▶ _Goal_: Begin with the first line of the material and write out each line exactly, ending with the line that contains "const colors = ['#ff0000','#1a40e6','#2ecc1e','#d2711e'];". Pictures are not part of the copy.

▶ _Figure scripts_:

▽

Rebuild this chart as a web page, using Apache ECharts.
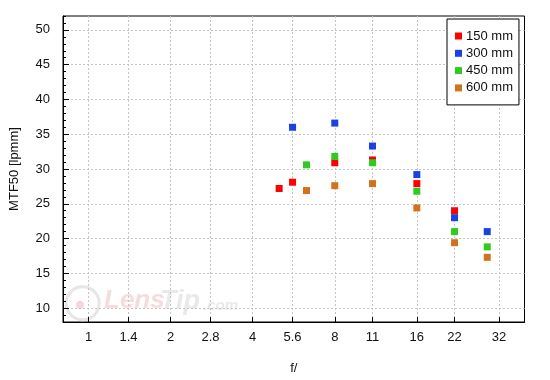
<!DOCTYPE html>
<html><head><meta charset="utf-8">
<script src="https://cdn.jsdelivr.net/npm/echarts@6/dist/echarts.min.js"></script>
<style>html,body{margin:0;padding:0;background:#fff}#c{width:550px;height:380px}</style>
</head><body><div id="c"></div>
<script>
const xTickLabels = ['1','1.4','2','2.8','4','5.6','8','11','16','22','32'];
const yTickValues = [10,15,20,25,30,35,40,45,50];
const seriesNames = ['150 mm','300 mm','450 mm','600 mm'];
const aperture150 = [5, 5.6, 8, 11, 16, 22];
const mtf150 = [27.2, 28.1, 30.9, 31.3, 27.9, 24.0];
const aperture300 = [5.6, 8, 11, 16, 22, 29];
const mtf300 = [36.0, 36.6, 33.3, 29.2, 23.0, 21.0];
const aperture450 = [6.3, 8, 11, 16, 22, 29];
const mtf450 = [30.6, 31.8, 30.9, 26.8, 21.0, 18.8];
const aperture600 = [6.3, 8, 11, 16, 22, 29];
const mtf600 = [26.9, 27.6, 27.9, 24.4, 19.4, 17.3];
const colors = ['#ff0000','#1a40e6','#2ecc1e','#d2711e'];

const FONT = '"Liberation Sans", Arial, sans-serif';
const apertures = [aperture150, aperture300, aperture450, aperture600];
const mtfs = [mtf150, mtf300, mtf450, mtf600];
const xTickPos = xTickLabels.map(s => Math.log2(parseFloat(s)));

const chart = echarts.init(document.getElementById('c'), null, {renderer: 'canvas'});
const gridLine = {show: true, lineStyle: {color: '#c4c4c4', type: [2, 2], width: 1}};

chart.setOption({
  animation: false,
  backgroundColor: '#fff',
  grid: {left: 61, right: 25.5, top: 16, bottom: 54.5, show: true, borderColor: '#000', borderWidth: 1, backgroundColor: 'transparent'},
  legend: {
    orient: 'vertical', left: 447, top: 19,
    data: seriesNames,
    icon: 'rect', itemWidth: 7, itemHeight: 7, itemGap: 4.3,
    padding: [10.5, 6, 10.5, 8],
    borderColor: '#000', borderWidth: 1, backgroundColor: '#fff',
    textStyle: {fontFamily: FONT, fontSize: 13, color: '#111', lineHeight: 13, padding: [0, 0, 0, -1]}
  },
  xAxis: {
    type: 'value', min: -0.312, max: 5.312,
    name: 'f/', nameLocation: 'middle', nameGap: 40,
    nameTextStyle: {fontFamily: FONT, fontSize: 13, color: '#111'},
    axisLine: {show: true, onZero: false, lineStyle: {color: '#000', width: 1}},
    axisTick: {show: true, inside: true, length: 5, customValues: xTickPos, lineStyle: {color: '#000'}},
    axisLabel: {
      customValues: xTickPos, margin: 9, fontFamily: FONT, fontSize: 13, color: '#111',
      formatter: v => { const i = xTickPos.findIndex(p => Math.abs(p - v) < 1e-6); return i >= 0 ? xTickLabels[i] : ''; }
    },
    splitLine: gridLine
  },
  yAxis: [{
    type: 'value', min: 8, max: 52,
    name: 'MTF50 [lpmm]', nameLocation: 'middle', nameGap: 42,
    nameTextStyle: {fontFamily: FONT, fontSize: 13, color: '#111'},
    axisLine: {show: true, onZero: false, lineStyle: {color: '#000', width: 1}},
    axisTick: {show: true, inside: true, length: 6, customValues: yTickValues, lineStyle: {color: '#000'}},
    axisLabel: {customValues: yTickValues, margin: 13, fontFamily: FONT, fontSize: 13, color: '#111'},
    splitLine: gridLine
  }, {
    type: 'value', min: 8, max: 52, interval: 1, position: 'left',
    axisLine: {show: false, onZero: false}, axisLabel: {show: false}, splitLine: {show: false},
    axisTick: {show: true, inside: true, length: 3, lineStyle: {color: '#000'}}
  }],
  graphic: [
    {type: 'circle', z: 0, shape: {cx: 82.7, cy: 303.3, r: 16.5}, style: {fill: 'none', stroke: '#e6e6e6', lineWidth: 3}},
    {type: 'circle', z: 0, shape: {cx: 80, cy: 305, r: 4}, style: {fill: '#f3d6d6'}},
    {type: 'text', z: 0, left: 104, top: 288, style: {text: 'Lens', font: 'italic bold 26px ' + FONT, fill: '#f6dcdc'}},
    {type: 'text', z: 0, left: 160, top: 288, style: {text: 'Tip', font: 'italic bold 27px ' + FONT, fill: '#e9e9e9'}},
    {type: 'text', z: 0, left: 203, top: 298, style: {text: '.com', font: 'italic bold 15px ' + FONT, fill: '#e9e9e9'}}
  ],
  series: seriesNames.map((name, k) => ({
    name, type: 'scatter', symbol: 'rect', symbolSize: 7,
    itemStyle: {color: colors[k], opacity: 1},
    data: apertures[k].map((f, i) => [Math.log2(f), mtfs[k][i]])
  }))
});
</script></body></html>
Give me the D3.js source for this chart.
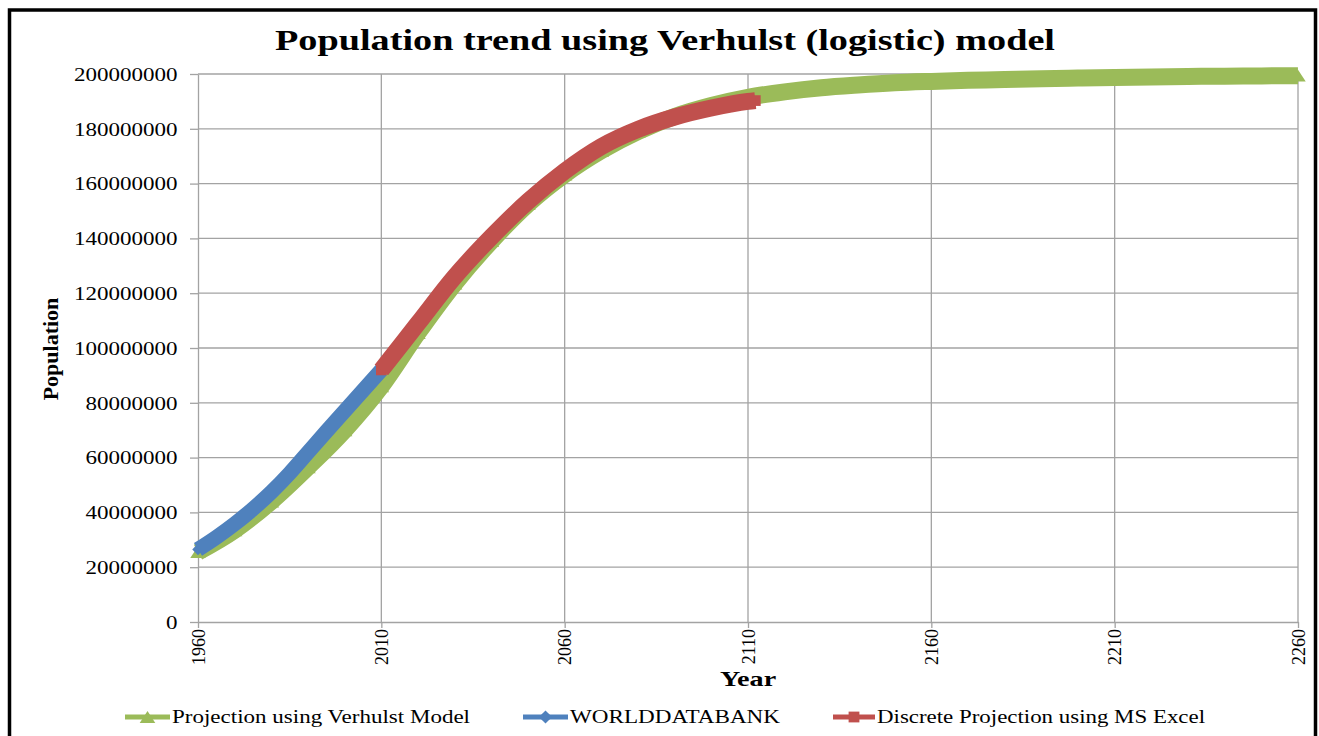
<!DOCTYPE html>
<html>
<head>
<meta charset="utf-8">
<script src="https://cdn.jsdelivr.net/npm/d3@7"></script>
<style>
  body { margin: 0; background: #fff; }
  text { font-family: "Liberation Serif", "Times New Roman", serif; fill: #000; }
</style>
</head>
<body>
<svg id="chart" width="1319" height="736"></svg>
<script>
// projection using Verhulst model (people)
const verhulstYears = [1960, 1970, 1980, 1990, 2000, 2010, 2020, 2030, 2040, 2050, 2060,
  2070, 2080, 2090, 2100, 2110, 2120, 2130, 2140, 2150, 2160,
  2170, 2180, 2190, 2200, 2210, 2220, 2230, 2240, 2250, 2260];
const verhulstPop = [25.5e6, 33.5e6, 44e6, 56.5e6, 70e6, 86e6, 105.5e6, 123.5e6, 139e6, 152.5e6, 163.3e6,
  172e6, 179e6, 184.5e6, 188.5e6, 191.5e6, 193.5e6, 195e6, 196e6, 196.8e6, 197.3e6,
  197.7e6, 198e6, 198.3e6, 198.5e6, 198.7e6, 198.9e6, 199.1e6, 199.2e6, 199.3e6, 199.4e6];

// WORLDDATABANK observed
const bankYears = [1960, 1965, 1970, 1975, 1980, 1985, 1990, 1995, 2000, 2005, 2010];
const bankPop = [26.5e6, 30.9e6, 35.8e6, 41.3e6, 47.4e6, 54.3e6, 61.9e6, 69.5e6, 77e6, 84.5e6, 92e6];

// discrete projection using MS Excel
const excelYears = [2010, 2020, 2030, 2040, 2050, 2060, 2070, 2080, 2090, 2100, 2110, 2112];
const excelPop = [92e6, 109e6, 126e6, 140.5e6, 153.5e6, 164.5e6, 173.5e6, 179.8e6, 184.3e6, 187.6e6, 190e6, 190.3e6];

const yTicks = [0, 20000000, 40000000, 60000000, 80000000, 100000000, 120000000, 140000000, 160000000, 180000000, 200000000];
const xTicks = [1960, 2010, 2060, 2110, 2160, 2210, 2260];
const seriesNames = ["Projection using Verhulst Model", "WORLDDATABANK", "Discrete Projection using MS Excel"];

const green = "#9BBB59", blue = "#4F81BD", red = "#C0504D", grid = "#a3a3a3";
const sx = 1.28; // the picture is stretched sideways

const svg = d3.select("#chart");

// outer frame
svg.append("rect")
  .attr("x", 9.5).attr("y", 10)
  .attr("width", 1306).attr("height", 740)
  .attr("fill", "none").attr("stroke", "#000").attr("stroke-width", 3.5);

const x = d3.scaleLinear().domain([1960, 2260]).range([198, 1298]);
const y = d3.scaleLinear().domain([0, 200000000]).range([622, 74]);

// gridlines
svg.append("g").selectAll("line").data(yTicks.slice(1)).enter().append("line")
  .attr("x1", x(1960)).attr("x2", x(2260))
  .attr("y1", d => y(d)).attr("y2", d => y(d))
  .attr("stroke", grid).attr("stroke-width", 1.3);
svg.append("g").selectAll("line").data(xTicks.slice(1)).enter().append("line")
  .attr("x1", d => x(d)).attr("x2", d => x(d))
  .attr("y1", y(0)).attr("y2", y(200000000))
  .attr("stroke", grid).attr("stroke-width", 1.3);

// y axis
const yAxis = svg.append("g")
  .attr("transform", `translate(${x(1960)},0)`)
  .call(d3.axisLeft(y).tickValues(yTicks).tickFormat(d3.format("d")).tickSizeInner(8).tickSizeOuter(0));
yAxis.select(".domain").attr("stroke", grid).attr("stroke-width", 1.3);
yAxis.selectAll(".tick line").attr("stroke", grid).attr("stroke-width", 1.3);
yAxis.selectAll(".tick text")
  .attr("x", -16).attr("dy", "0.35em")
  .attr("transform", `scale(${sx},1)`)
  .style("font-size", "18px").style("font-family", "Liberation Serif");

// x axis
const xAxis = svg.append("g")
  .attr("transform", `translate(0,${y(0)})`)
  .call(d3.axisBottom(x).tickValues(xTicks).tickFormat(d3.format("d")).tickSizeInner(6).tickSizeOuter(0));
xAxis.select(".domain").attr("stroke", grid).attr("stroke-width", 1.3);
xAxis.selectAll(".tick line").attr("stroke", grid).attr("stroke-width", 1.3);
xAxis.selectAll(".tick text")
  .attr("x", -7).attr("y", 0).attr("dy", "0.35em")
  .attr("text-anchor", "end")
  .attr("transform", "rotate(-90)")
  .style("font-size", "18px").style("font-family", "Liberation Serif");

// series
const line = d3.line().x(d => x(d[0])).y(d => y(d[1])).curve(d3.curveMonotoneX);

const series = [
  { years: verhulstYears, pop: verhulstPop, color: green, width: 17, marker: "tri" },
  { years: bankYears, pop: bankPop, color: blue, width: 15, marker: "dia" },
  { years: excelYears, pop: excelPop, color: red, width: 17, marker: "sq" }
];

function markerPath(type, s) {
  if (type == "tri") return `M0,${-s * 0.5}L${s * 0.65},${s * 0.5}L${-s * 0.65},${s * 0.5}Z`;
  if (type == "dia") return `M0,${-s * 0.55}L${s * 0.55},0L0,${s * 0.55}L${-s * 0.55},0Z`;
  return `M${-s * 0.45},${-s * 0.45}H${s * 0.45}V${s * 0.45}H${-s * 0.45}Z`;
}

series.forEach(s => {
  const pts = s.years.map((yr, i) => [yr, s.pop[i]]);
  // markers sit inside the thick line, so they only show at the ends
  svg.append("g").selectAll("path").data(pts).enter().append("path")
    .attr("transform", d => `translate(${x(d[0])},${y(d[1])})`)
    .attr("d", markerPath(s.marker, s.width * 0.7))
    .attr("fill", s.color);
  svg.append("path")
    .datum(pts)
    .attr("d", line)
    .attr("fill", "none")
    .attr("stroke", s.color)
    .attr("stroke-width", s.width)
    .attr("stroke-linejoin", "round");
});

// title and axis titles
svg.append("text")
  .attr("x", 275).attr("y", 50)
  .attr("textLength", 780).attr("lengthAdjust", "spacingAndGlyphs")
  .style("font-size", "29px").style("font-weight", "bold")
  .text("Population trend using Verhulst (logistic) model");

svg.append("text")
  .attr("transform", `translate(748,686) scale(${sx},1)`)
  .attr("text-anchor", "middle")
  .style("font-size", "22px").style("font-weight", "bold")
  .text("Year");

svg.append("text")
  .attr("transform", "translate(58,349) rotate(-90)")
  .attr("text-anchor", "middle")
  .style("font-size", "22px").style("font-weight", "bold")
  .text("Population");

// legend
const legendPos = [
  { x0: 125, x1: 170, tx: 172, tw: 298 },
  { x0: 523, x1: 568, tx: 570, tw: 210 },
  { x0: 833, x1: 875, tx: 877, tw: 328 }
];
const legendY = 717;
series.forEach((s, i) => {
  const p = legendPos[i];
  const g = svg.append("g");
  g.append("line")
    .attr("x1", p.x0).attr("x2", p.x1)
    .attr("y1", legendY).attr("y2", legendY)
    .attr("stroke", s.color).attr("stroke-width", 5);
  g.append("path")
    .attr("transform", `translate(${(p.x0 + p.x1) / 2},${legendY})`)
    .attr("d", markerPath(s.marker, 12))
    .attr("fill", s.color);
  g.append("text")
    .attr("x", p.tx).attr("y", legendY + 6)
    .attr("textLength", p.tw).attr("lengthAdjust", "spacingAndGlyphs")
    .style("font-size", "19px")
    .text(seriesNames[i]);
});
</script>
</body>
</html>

△

▶ _The output_:
Rebuild this chart as a web page, using Apache ECharts.
<!DOCTYPE html>
<html><head><meta charset="utf-8">
<script src="https://cdn.jsdelivr.net/npm/echarts@6/dist/echarts.min.js"></script>
<style>html,body{margin:0;padding:0;background:#fff}#c{width:550px;height:380px}</style>
</head><body><div id="c"></div>
<script>
const xTickLabels = ['1','1.4','2','2.8','4','5.6','8','11','16','22','32'];
const yTickValues = [10,15,20,25,30,35,40,45,50];
const seriesNames = ['150 mm','300 mm','450 mm','600 mm'];
const aperture150 = [5, 5.6, 8, 11, 16, 22];
const mtf150 = [27.2, 28.1, 30.9, 31.3, 27.9, 24.0];
const aperture300 = [5.6, 8, 11, 16, 22, 29];
const mtf300 = [36.0, 36.6, 33.3, 29.2, 23.0, 21.0];
const aperture450 = [6.3, 8, 11, 16, 22, 29];
const mtf450 = [30.6, 31.8, 30.9, 26.8, 21.0, 18.8];
const aperture600 = [6.3, 8, 11, 16, 22, 29];
const mtf600 = [26.9, 27.6, 27.9, 24.4, 19.4, 17.3];
const colors = ['#ff0000','#1a40e6','#2ecc1e','#d2711e'];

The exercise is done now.